= 2010 Suzhou workers riot =

Labor dispute in Suzhou, Jiangsu, China

2010 Suzhou workers riot (苏州联建事件) occurred on January 15, 2010, in Suzhou, People's Republic of China. Workers were dissatisfied with the company's treatment of its employees and with compensation problems.

==Background==
The event took place at the Taiwan-owned "United Win Technology" company (联建科技) located at the Suzhou Industrial Park. The company was built in 1999 as a mainland branch of the Taiwan company Wintek (胜华科技股份有限公司). The company manufactures screens for devices for Apple Inc., Nokia, Motorola and many other companies.
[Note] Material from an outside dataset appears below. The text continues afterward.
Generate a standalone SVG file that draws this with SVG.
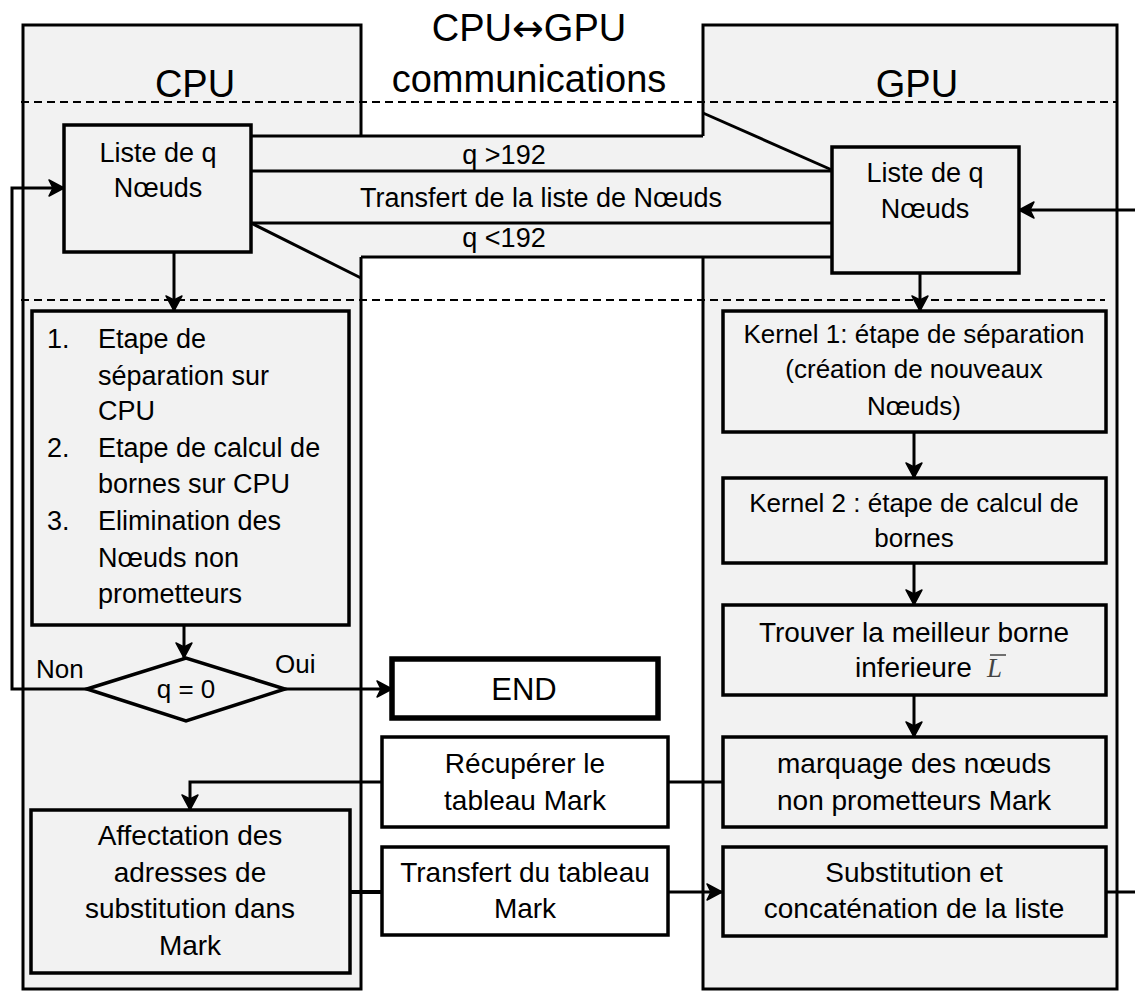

Apple iPhone screens are an important part of the business.

==Incident==
For a long time, the company has been suffering from poor staff management, bonus compensation problems and poor catering services. In 2008, the company-wide bonuses were canceled due to the economic downturn. In 2009, a factory employee provided information to a reporter about being poisoned on the job. The company switched from the regularly used alcohol to a more toxic and dangerous ethane solvent. In September 2009, some employees came in contact with the chemicals.

Also, according to a report of the 83 suppliers in China, 45 did not pay overtime costs to their employees. Another 23 suppliers were paying below the minimum wage.

On January 15, 2009, at 8:45 to 9 am, about 2000 factory workers gathered at the company and began destroying the factory properties. The workers also blocked a road and threw stones at the police.